Я знал одного кузнеца; он принес мне стихи; в этих стихах он дробил молотком чугун рельсов. Я ему на это сделал следующие замечания: во-первых, рельсы не куют, а прокатывают; во-вторых, рельсы не чугунные, а стальные: в-третьих, при ковке не дробят, а куют; и, в-четвертых, он сам кузнец и должен сам знать лучше меня. На это он мне ответил: «Великолепно, да ведь это стихи».
Для того, чтобы быть поэтом, нужно в стихи втащить свою профессию, потому что произведение искусства начинается со своеобразного отношения к вещам, не старолитературного отношения к вещам. Создавая литературное произведение, нужно стараться не избежать давления своего времени, а использовать его так, как корабль пользуется парусами.
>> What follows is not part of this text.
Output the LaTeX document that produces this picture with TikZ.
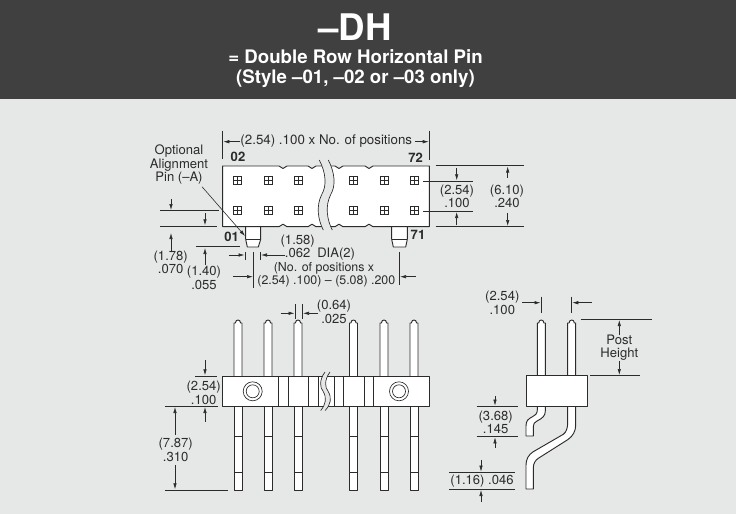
\documentclass[tikz,border=0pt]{standalone}
\usepackage{fontspec}
\setmainfont{TeX Gyre Heros}
\usetikzlibrary{arrows.meta}
\definecolor{panelgrey}{HTML}{E6E8E7}
\definecolor{bannergrey}{HTML}{404040}
\definecolor{inkgrey}{HTML}{2B2B2B}
% small dip in the edge of the housing
\newcommand{\notch}[2]{.. controls +(#1,0) and +(-1*#1,0) .. ++(2*#1,#2) .. controls +(#1,0) and +(-1*#1,0) .. ++(2*#1,-1*#2)}
\tikzset{
  partline/.style={draw=inkgrey,line width=0.7pt,line join=round,fill=white},
  thinline/.style={draw=inkgrey,line width=0.5pt},
  dimtext/.style={font=\fontsize{9.8}{10.1}\selectfont,text=inkgrey,align=center,inner sep=0pt},
  tighttext/.style={font=\fontsize{9.3}{10.1}\selectfont},
  boldtext/.style={font=\fontsize{9.8}{10.1}\selectfont\bfseries},
  padbox/.style={rectangle,draw=inkgrey,line width=0.5pt,fill=white,minimum size=6pt,inner sep=0pt,
    path picture={\draw[line width=0.35pt] (path picture bounding box.north) -- (path picture bounding box.south)
      (path picture bounding box.west) -- (path picture bounding box.east);}},
  pinpost/.pic={
    \draw[partline] (-4,376) -- (-4,323) -- (-2.6,323) .. controls (-2.6,319) and (2.6,319) .. (2.6,323) -- (4,323) -- (4,376);
  },
  pinlead/.pic={
    \draw[partline] (-4,406) -- (-4,490) -- (4,490) -- (4,406);
    \draw[partline] (-4,436) -- (4,436) (-4,472.7) -- (4,472.7);
  }
}
\begin{document}
\begin{tikzpicture}[x=0.75pt,y=-0.75pt]
        \useasboundingbox (0,0) rectangle (736,514);
        \fill[panelgrey] (0,0) rectangle (736,514);
        \fill[bannergrey] (0,0) rectangle (736,99);

        \begin{scope}[every node/.style={text=white,inner sep=0pt,anchor=base}]
        \node[font=\fontsize{27.5}{28}\selectfont\bfseries] (code) at (355,40.7) {–DH};
        \node[font=\fontsize{14}{15}\selectfont\bfseries] (title) at (355.5,63.3) {= Double Row Horizontal Pin};
        \node[font=\fontsize{14}{15}\selectfont\bfseries] (style) at (355.5,83) {(Style –01, –02 or –03 only)};
        \end{scope}

        % top view
        \draw[partline] (245.7,226.7) -- (245.7,239.3) -- (247.3,247) -- (258.3,247) -- (260.7,239.3) -- (260.7,226.7);
        \draw[partline] (245.7,239.3) -- (260.7,239.3);
        \draw[partline] (391.7,226.7) -- (391.7,239.3) -- (393.3,247) -- (405.7,247) -- (407.3,239.3) -- (407.3,226.7);
        \draw[partline] (391.7,239.3) -- (407.3,239.3);
        \draw[partline] (222.7,166) -- (279,166) \notch{2}{2.5} -- (308,166) \notch{2}{2.5} -- (335,166) \notch{2}{2.5}
          -- (365,166) \notch{2}{2.5} -- (429.3,166) -- (429.3,226.7) -- (373,226.7) \notch{-2}{-2.5}
          -- (343,226.7) \notch{-2}{-2.5} -- (316,226.7) \notch{-2}{-2.5} -- (287,226.7) \notch{-2}{-2.5} -- (222.7,226.7) -- cycle;
        \fill[panelgrey] (319.3,160) .. controls (326,173) and (327,186) .. (321.5,195) .. controls (316,206) and (318,220) .. (323.3,230)
          -- (332.3,230) .. controls (327,220) and (325,206) .. (330.5,195) .. controls (336,186) and (335,173) .. (328.3,160) -- cycle;
        \draw[thinline] (319.3,160) .. controls (326,173) and (327,186) .. (321.5,195) .. controls (316,206) and (318,220) .. (323.3,230);
        \draw[thinline] (328.3,160) .. controls (335,173) and (336,186) .. (330.5,195) .. controls (325,206) and (327,220) .. (332.3,230);

        \node[padbox] (p11) at (237.7,180.3) {};
        \node[padbox] (p12) at (268,180.3) {};
        \node[padbox] (p13) at (298,180.3) {};
        \node[padbox] (p14) at (353.7,180.3) {};
        \node[padbox] (p15) at (384,180.3) {};
        \node[padbox] (p16) at (414,180.3) {};
        \node[padbox] (p21) at (237.7,210.7) {};
        \node[padbox] (p22) at (268,210.7) {};
        \node[padbox] (p23) at (298,210.7) {};
        \node[padbox] (p24) at (353.7,210.7) {};
        \node[padbox] (p25) at (384,210.7) {};
        \node[padbox] (p26) at (414,210.7) {};

        % front view
        \pic at (238,0) {pinpost};
        \pic at (268,0) {pinpost};
        \pic at (298,0) {pinpost};
        \pic at (353.5,0) {pinpost};
        \pic at (384,0) {pinpost};
        \pic at (414,0) {pinpost};
        \pic at (238,0) {pinlead};
        \pic at (268,0) {pinlead};
        \pic at (298,0) {pinlead};
        \pic at (353.5,0) {pinlead};
        \pic at (384,0) {pinlead};
        \pic at (414,0) {pinlead};
        \draw[partline] (222.3,376) rectangle (429.3,406.3);
        \draw[thinline] (278.7,376) -- (278.7,406.3) (288.3,376) -- (288.3,406.3) (308.5,376) -- (308.5,406.3) (318.3,376) -- (318.3,406.3)
          (334.3,376) -- (334.3,406.3) (343.3,376) -- (343.3,406.3) (364.3,376) -- (364.3,406.3) (373.7,376) -- (373.7,406.3);
        \fill[panelgrey] (325,372) .. controls (319,380) and (320,388) .. (323,391) .. controls (327,398) and (326,404) .. (320.7,410.5)
          -- (325.2,410.5) .. controls (331,404) and (332,398) .. (328,391) .. controls (325,388) and (324,380) .. (330,372) -- cycle;
        \draw[thinline] (325,372) .. controls (319,380) and (320,388) .. (323,391) .. controls (327,398) and (326,404) .. (320.7,410.5);
        \draw[thinline] (330,372) .. controls (324,380) and (325,388) .. (328,391) .. controls (332,398) and (331,404) .. (325.2,410.5);
        \draw[thinline,fill=white] (252.7,391.3) circle [radius=9.5];
        \draw[thinline,fill=white] (252.7,391.3) circle [radius=6.5];
        \draw[thinline,fill=white] (399,391.3) circle [radius=9.5];
        \draw[thinline,fill=white] (399,391.3) circle [radius=6.5];

        % side view
        \pic at (541.3,0) {pinpost};
        \pic at (571.7,0) {pinpost};
        \draw[partline] (537.3,406.3) -- (537.3,410) .. controls (537.3,414) and (535,415.5) .. (532,417) .. controls (528,419) and (526,421) .. (526,426)
          -- (526,436) -- (533.3,436) -- (533.3,426.5) .. controls (533.3,423.5) and (534.5,422.5) .. (537,421) .. controls (543,418) and (545.3,415.5) .. (545.3,411) -- (545.3,406.3);
        \draw[partline] (567.7,406.3) -- (567.7,423.3) .. controls (567.7,428) and (566,432.5) .. (563.3,434.3) -- (533.3,451.7)
          .. controls (528.5,454.5) and (526,459.5) .. (526,465) -- (526,489) -- (533.3,489) -- (533.3,467.7)
          .. controls (533.3,463.5) and (535.5,460) .. (538.3,458.3) -- (568,439.5) .. controls (573,436) and (575.7,431) .. (575.7,425) -- (575.7,406.3);
        \draw[partline] (526,375.7) rectangle (587,406.3);

        % extension lines
        \begin{scope}[every edge/.style={draw=inkgrey,line width=0.5pt}]
        \path (222.7,130.7) edge (222.7,159.3);
        \path (429.3,130.7) edge (429.3,160);
        \path (160,210.7) edge (219,210.7);
        \path (160,226) edge (217,226);
        \path (196,246.7) edge (240,246.7);
        \path (245,252) edge (245,260);
        \path (260.5,252) edge (260.5,260);
        \path (253.5,252) edge (253.5,288);
        \path (399.3,252) edge (399.3,285);
        \path (435.7,165.7) edge (524,165.7);
        \path (435.7,226.7) edge (524,226.7);
        \path (423,181) edge (472.7,181);
        \path (423,211.3) edge (472.7,211.3);
        \path (295,304) edge (295,319);
        \path (302.3,304) edge (302.3,319);
        \path (195,376) edge (217,376);
        \path (165,406.3) edge (218.3,406.3);
        \path (165,490) edge (228,490);
        \path (541,296.7) edge (541,313.3);
        \path (571.7,296.7) edge (571.7,313.3);
        \path (580.7,319.3) edge (652.3,319.3);
        \path (590.3,375.7) edge (640,375.7);
        \path (476.7,406.3) edge (517.7,406.3);
        \path (476.7,436.7) edge (517.7,436.7);
        \path (449,472.3) edge (515,472.3);
        \path (449,489.3) edge (515,489.3);
        \end{scope}

        % dimension arrows
        \begin{scope}[every edge/.style={draw=inkgrey,line width=0.45pt,-{Latex[length=4.5pt,width=2.6pt]}}]
        \path (240,141.7) edge (223.3,141.7);
        \path (415,141.7) edge (428.7,141.7);
        \path (202,186.7) edge (245,236);
        \path (171,199) edge (171,210);
        \path (171,252) edge (171,233);
        \path (205,213) edge (205,225.3);
        \path (205,265) edge (205,248);
        \path (229,255) edge (244.5,255);
        \path (285,255) edge (261,255);
        \path (233,276.7) edge (253,276.7);
        \path (416,276.7) edge (400,276.7);
        \path (456.7,168) edge (456.7,180.3);
        \path (456.7,225) edge (456.7,212);
        \path (507.7,178) edge (507.7,166.5);
        \path (507.7,213) edge (507.7,226);
        \path (280.7,313.3) edge (294.5,313.3);
        \path (318.3,313.3) edge (303,313.3);
        \path (205,360) edge (205,375.3);
        \path (205,421.7) edge (205,407);
        \path (175,435) edge (175,407);
        \path (175,465) edge (175,489.3);
        \path (522.3,302.7) edge (540.5,302.7);
        \path (591.7,302.7) edge (572.3,302.7);
        \path (619.3,335) edge (619.3,320);
        \path (619.3,361) edge (619.3,375);
        \path (495,396) edge (495,405.6);
        \path (495,448) edge (495,437.4);
        \path (481,460) edge (481,471.6);
        \path (481,502) edge (481,490);
        \end{scope}

        % labels
        \begin{scope}[every node/.style={dimtext}]
        \node[font=\fontsize{10}{10.1}\selectfont] (span) at (326.3,141.5) {(2.54) .100 x No. of positions};
        \node (alignpin) at (179,164.7) {Optional\\Alignment\\Pin (–A)};
        \node[boldtext] (n02) at (238,157) {02};
        \node[boldtext] (n72) at (415.7,158) {72};
        \node[boldtext] (n01) at (231.7,236.7) {01};
        \node[boldtext] (n71) at (418,234.5) {71};
        \node (d178) at (170.7,262.5) {(1.78)\\.070};
        \node (d140) at (204,278) {(1.40)\\.055};
        \node (d158) at (297.7,240.7) {(1.58)};
        \node (d062) at (320,254) {.062\hspace{0.25em} DIA(2)};
        \node[tighttext] (dno) at (324,268) {(No. of positions x};
        \node[tighttext] (dlen) at (326.3,281.7) {(2.54) .100) – (5.08) .200};
        \node (d254a) at (457,196.3) {(2.54)\\.100};
        \node (d610) at (507,196.3) {(6.10)\\.240};
        \node (d064) at (334,312) {(0.64)\\.025};
        \node (d254b) at (203.7,393) {(2.54)\\.100};
        \node (d787) at (175.7,450) {(7.87)\\.310};
        \node (d254c) at (502.3,302.7) {(2.54)\\.100};
        \node (dpost) at (619.3,347.5) {Post\\Height};
        \node (d368) at (495.7,422.3) {(3.68)\\.145};
        \node (d116) at (482,481) {(1.16) .046};
        \end{scope}
        \end{tikzpicture}
\end{document}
Пока современный писатель будет стараться как можно скорее попасть в писательскую среду, пока он будет уходить от своего производства, до тех пор мы будем заниматься каракулевым овцеводством; а это овцеводство состоит в том, что овцу бьют она делает выкидыш, и с мертвого ягненка сдирают шкуру.
Самое важное для писателя, который начинает писать, это иметь собственное отношение к вещам и видеть вещи как неописанные и ставить их в не описанное прежде отношение. Очень часто в литературных произведениях рассказывается о том, как иностранец или наивный человек приехал в город и ничего в нем не понимает. Писатель не должен быть этим наивным человеком, но он должен быть человеком, заново видящим вещи.
На самом деле происходит другое: люди не умеют видеть окружающего, поэтому средний современник, начинающий писать, не может написать обыкновенную корреспонденцию в газету; получается, что корреспондент имеет сведения о своей деревне из газеты он читает газету, использует ее, как анкету, и потом заполняет ее событиями своей деревни; если в анкете события не упоминаются, то он их не ставит; в результате мы не знаем, усиливается кулачество в деревне или нет. Конечно, корреспонденции сейчас с лесопильного, с швейного завода, из Донбасса не отличаются ничем: «Нужно подтянуться, пора поставить вентилятор, и течет крыша».
Я не говорю, что нужно в корреспонденции рассказывать анекдоты. Но не нужно корреспонденту и писателю описывать те же самые вещи, только в обмолвках проговариваясь о реальных вещах. Кроме того, иногда он и не корреспондент и не писатель, а садится за стол и начинает писать роман листов в восемь, и потом присылает с запиской, что «может быть, вышло». Конечно, выйти не может потому, что писать роман в восемь листов сразу так же невозможно, как, не смотря ни разу в телескоп, начертить карту звездного неба.